Usher Syndrome Type 3 and Type IF Carrier Testing 

By  Staff Writer

Have you been told that Usher syndrome Type 3 and Type IF Carrier testing runs in your family?
Usher syndrome is a relatively common genetic disorder that affects hearing and sight. Hearing loss is probably the most recognizable symptom, but retinitis pigmentosa, a disorder of the eye, can eventually cause partial or total blindness. No cure exists for Usher syndrome. However, genetic testing can provide a definitive diagnosis so the condition can be managed.

What Is Usher Syndrome?

Medical experts divide Usher syndrome into three classifications and several subdivisions. The types are numbered one through three. A diagnosis is placed in one of the categories depending upon the age at the onset of symptoms.

Scientists have studied the symptoms of Usher syndrome since the middle of the 19th century. It was not until 1914 that C.H. Usher, an English ophthalmologist, published a study of the syndrome in which he explored the idea that the disorder was inherited. From those beginnings, researchers have discovered eleven genes which are involved in Usher syndrome. The type of the syndrome is determined by which mutated genes are inherited.

In general, the genes that are connected to the disorder are responsible for producing proteins that help with hearing, vision and balance. Because these genes are damaged or altered, the person who inherits them has difficulty with many everyday activities. However, Usher syndrome does not adversely affect life expectancy.

Symptoms of Usher Syndrome

Babies who are born with the syndrome are diagnosed with type I. Their hearing loss is profound. Retinitis pigmentosa begins to damage the ability to see early in the child’s life. With this form of the disease, it’s common to see abnormal development of the vestibular system. This means that sitting, walking, riding a bicycle and other activities can all be difficult.

Type II of the disorder may involve some hearing loss at birth, but the vestibular system typically develops normally. This means that children with type II do not generally have balance issues. Still, hearing loss can progress throughout childhood and into adulthood. Vision loss is progressive and often begins at adolescence or in adulthood.

People with type III Usher syndrome first develop symptoms later in life. Hearing ability may be normal at birth but begin to deteriorate in adolescence, as does vision. Some people may experience profound hearing and vision loss by the time they are middle aged.

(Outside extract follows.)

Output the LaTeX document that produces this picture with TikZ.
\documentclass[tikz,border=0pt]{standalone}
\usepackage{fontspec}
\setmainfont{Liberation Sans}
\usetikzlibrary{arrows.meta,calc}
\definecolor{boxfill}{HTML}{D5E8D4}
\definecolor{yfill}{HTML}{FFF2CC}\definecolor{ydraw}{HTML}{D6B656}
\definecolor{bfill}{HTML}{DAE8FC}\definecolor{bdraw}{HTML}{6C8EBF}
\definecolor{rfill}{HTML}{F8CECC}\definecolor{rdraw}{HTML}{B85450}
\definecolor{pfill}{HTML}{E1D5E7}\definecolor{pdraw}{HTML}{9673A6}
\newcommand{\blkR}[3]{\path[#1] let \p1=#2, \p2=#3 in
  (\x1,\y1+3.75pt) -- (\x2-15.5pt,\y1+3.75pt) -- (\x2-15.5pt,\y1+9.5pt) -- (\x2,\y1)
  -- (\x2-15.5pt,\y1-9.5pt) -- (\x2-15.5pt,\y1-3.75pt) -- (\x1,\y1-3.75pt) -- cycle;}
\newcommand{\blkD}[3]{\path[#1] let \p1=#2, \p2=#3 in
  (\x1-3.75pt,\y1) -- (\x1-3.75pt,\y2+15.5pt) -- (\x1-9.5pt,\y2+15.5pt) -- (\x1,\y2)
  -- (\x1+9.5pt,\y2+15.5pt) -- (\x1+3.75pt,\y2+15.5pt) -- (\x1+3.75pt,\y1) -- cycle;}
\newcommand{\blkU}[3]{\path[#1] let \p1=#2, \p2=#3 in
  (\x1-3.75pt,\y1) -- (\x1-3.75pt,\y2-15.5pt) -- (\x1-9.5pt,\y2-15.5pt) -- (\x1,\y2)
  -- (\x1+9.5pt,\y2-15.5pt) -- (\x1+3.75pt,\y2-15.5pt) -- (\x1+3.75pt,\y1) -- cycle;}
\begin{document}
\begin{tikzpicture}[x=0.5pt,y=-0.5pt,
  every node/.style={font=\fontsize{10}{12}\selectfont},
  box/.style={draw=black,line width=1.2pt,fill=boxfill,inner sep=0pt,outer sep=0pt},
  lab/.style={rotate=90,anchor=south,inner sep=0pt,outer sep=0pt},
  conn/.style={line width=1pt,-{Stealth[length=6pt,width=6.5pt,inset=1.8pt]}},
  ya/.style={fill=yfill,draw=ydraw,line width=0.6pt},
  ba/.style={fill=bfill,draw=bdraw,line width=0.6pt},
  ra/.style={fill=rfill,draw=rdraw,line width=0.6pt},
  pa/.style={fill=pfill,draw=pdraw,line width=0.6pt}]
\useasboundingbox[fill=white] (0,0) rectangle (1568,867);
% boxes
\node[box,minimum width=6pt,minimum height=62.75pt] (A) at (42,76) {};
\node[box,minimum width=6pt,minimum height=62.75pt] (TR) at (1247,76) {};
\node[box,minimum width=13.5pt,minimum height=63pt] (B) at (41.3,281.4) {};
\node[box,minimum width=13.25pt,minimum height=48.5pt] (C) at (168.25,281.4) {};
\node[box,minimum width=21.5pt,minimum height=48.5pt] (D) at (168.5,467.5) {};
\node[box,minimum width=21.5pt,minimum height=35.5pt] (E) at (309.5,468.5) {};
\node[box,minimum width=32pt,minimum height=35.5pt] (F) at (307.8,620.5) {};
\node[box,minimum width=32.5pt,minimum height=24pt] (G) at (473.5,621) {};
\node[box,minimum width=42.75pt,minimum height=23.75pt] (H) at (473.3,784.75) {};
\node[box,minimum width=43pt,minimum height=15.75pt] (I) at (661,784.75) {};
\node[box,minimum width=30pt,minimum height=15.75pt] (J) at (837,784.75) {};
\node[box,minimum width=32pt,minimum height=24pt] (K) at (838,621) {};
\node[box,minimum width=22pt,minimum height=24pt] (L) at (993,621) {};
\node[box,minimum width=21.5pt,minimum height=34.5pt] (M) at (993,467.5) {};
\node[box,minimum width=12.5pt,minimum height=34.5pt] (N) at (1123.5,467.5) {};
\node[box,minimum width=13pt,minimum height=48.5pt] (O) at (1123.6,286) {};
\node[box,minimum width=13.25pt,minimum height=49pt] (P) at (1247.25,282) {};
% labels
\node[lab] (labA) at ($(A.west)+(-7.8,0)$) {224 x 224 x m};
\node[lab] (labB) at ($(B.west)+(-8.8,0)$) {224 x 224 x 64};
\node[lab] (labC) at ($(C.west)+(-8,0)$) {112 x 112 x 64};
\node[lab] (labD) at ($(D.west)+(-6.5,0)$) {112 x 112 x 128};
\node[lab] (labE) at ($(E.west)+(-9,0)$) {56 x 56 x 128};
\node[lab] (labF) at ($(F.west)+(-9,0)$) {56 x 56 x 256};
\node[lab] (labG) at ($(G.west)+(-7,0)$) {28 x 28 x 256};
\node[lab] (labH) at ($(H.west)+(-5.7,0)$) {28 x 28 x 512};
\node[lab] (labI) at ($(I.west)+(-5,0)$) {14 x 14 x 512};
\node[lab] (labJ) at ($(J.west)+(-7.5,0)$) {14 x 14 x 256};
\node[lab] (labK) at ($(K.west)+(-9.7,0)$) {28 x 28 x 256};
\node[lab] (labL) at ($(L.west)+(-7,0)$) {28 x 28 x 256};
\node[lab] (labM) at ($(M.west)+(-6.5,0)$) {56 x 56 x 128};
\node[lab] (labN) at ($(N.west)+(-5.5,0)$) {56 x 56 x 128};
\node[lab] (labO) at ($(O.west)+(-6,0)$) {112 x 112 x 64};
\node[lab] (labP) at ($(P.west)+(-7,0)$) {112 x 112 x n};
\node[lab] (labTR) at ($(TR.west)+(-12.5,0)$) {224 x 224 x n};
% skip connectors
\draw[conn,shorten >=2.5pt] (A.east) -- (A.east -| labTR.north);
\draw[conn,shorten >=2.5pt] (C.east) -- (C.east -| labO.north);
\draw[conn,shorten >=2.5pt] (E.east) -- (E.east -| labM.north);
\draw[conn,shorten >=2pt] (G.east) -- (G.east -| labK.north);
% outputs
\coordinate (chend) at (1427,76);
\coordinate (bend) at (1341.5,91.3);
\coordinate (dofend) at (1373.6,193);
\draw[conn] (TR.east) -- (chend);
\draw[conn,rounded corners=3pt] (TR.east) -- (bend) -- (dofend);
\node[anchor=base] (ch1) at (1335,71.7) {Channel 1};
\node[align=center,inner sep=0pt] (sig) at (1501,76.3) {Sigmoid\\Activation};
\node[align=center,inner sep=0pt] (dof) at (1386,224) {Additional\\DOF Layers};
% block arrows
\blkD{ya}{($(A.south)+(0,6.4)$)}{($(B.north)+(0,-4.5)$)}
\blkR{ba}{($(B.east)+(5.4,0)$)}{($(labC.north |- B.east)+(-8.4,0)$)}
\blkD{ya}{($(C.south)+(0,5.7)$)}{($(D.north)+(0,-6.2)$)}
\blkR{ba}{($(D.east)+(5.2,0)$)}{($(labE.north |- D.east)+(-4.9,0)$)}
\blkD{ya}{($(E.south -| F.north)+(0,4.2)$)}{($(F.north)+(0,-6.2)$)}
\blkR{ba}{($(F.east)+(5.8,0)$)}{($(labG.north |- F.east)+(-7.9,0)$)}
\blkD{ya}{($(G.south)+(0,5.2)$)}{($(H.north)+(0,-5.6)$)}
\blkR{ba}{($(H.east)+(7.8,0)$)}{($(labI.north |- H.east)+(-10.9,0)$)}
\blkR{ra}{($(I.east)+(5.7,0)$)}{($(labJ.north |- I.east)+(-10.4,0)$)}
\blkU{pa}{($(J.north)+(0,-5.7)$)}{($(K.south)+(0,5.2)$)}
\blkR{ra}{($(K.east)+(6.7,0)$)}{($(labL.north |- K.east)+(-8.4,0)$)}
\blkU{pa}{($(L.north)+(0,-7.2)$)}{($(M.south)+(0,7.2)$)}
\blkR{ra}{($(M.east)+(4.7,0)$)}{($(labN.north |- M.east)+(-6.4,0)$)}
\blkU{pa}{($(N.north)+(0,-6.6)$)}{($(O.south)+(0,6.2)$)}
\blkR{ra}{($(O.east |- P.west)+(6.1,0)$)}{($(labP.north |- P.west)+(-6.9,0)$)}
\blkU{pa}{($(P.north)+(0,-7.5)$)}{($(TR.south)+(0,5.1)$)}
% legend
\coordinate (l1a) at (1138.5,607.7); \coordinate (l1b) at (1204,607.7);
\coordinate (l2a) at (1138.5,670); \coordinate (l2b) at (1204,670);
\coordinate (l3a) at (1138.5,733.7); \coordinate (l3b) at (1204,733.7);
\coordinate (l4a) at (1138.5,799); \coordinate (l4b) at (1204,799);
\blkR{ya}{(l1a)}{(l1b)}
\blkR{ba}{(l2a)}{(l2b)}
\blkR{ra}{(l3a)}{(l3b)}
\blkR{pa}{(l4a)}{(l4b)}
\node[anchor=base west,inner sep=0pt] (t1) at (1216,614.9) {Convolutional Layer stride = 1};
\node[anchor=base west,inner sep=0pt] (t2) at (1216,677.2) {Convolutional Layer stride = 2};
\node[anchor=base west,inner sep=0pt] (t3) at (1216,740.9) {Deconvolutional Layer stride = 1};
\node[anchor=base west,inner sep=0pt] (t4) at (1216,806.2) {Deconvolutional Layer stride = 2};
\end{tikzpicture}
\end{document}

Genetic Testing for Usher Syndrome

Scientists know of at least eleven genes that may be responsible for causing Usher syndrome, and they believe it’s likely that others also may be involved. Because there are so many possibilities, genetic testing for abnormalities in these genes is not routinely performed. Nonetheless, people who have a family history of the disorder may want to find out if they are carriers.

Usher syndrome is classified as an autosomal recessive trait. This means that it can occur in either males or females. Both sexes can be carriers, and both could be affected with the disorder. Because it is recessive, both parents must have a mutated Usher syndrome gene in order to have a child who is affected by the syndrome. Currently, it is not possible to test to see if prospective parents are carriers of some of these mutated genes. However, it is possible to test for mutated genes that will cause type 1F and type III of the syndrome. This means that it may be critical for people with a family history of Usher syndrome to be tested by submitting a blood sample.

Genetic testing for Usher syndrome on an infant or young child can also answer many questions. With a definitive diagnosis, it is much easier to move forward with management of the condition.